The system can be integrated into the authority’s decision processes and help to reduce noise impact. The system proposed allows continuous measurements over long periods of time (weeks/months), providing information based on the objective noise indicators included in the END regulation [3] as well as on the subjective noise annoyance. This allows preventive and corrective actions to be taken, for example, installation of noise barriers, the establishment of hourly traffic restrictions, setting speed limits, transport infrastructure planning, new urban area planning where people are going to live, changing the noisiest street pavements to more porous and quieter ones, etc.
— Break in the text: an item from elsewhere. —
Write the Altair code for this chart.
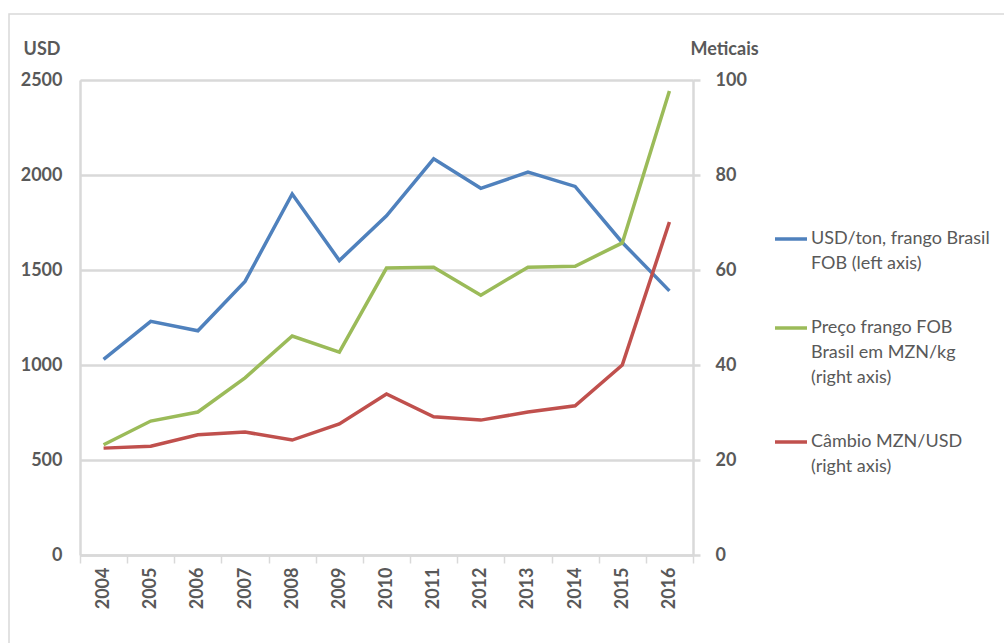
import json
import altair as alt
import pandas as pd

years = ["2004", "2005", "2006", "2007", "2008", "2009", "2010",
         "2011", "2012", "2013", "2014", "2015", "2016"]
usd_ton = [1030, 1230, 1180, 1440, 1900, 1550, 1785, 2085, 1930, 2015, 1940, 1645, 1390]
preco_mzn_kg = [23.2, 28.2, 30.1, 37.3, 46.1, 42.7, 60.4, 60.6, 54.7, 60.6, 60.8, 65.7, 97.7]
cambio_mzn_usd = [22.5, 22.9, 25.3, 25.9, 24.2, 27.6, 33.9, 29.1, 28.4, 30.1, 31.4, 40.0, 70.1]

series_names = ["USD/ton, frango Brasil FOB (left axis)",
                "Preço frango FOB Brasil em MZN/kg (right axis)",
                "Câmbio MZN/USD (right axis)"]
legend_lines = [["USD/ton, frango Brasil", "FOB (left axis)"],
                ["Preço frango FOB", "Brasil em MZN/kg", "(right axis)"],
                ["Câmbio MZN/USD", "(right axis)"]]
colors = ["#4F81BD", "#9BBB59", "#C0504D"]

left_ticks = [0, 500, 1000, 1500, 2000, 2500]
right_ticks = [0, 20, 40, 60, 80, 100]

FONT = "Lato"
TXT = "#595959"
GRID = "#D9D9D9"

df_left = pd.DataFrame({"year": years, "value": usd_ton, "series": series_names[0]})
df_right = pd.concat([
    pd.DataFrame({"year": years, "value": preco_mzn_kg, "series": series_names[1]}),
    pd.DataFrame({"year": years, "value": cambio_mzn_usd, "series": series_names[2]}),
])

# legend label expression: multi-line labels
parts = []
for name, lines in zip(series_names, legend_lines):
    parts.append(f"datum.label === {json.dumps(name, ensure_ascii=False)} ? {json.dumps(lines, ensure_ascii=False)}")
label_expr = " : ".join(parts) + " : datum.label"

x_enc = alt.X(
    "year:O",
    sort=years,
    scale=alt.Scale(type="band", paddingInner=0, paddingOuter=0),
    axis=alt.Axis(
        title=None, labelAngle=270, labelAlign="right", labelBaseline="middle",
        labelFont=FONT, labelFontSize=18, labelFontWeight="bold", labelColor=TXT,
        labelPadding=4, tickBand="extent", ticks=True, tickSize=8, tickColor=GRID,
        tickWidth=1.5, domainColor=GRID, domainWidth=2.5, grid=False,
    ),
)

color_enc = alt.Color(
    "series:N",
    scale=alt.Scale(domain=series_names, range=colors),
    legend=alt.Legend(
        orient="none", legendX=693, legendY=141, title=None,
        symbolType="stroke", symbolSize=1024, symbolStrokeWidth=3.5,
        labelFont=FONT, labelFontSize=18, labelColor=TXT, labelLimit=400,
        labelOffset=2, rowPadding=37, padding=0, labelExpr=label_expr,
    ),
)

left = alt.Chart(df_left).mark_line(strokeWidth=3.5).encode(
    x=x_enc,
    y=alt.Y(
        "value:Q",
        scale=alt.Scale(domain=[0, 2500], nice=False),
        axis=alt.Axis(
            orient="left", values=left_ticks, format="d", grid=True, gridColor=GRID,
            gridWidth=2.5, domainColor=GRID, domainWidth=2.5, ticks=False,
            labelFont=FONT, labelFontSize=18, labelFontWeight="bold", labelColor=TXT,
            labelPadding=18,
            title="USD", titleAngle=0, titleAlign="right", titleBaseline="middle",
            titleX=-20, titleY=-31, titleFont=FONT, titleFontSize=18,
            titleFontWeight="bold", titleColor=TXT,
        ),
    ),
    color=color_enc,
)

right = alt.Chart(df_right).mark_line(strokeWidth=3.5).encode(
    x=x_enc,
    y=alt.Y(
        "value:Q",
        scale=alt.Scale(domain=[0, 100], nice=False),
        axis=alt.Axis(
            orient="right", values=right_ticks, format="d", grid=False,
            domainColor=GRID, domainWidth=2.5, ticks=True, tickSize=7,
            tickColor=GRID, tickWidth=2.5,
            labelFont=FONT, labelFontSize=18, labelFontWeight="bold", labelColor=TXT,
            labelPadding=15,
            title="Meticais", titleAngle=0, titleAlign="left", titleBaseline="middle",
            titleX=-3, titleY=-31, titleFont=FONT, titleFontSize=18,
            titleFontWeight="bold", titleColor=TXT,
        ),
    ),
    color=color_enc,
    order=alt.Order("series:N"),
)

border = alt.Chart(pd.DataFrame({"a": [0]})).mark_rect(
    filled=False, stroke=GRID, strokeWidth=1.5
).encode(
    x=alt.value(-71), x2=alt.value(1000), y=alt.value(-66), y2=alt.value(700)
)

chart = alt.layer(left, right, border).resolve_scale(
    y="independent"
).properties(
    width=613, height=475,
    autosize=alt.AutoSizeParams(type="none"),
    padding={"left": 80, "top": 80, "right": 311, "bottom": 88},
    background="white",
).configure_view(
    strokeWidth=0
).configure(
    style={"guide-label": {"lineHeight": 25}}
)

chart.save("out.html", embed_options={"renderer": "svg", "actions": False})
In addition, as the system provides information in real-time, corrective actions can be taken in real-time, for example, reorganization of vehicular traffic on the streets or the detection of situations where the noise derived from a leisure activity (i.e., a bar) is too high.

Regarding future research, as we demonstrate that the acoustic sensor node has enough processing capacity and memory, it should aim to improve the KB, increasing the number of input variables and the number of fuzzy rules. In addition, due to the occasional loss of connection from the Wi-Fi and 3G network to the internet, some data were lost. To solve this problem, we are currently working on the implementation of a fog-computing platform between the sensor nodes and the webserver. The fog server will only be in charge of data storage and retransmission to the webserver.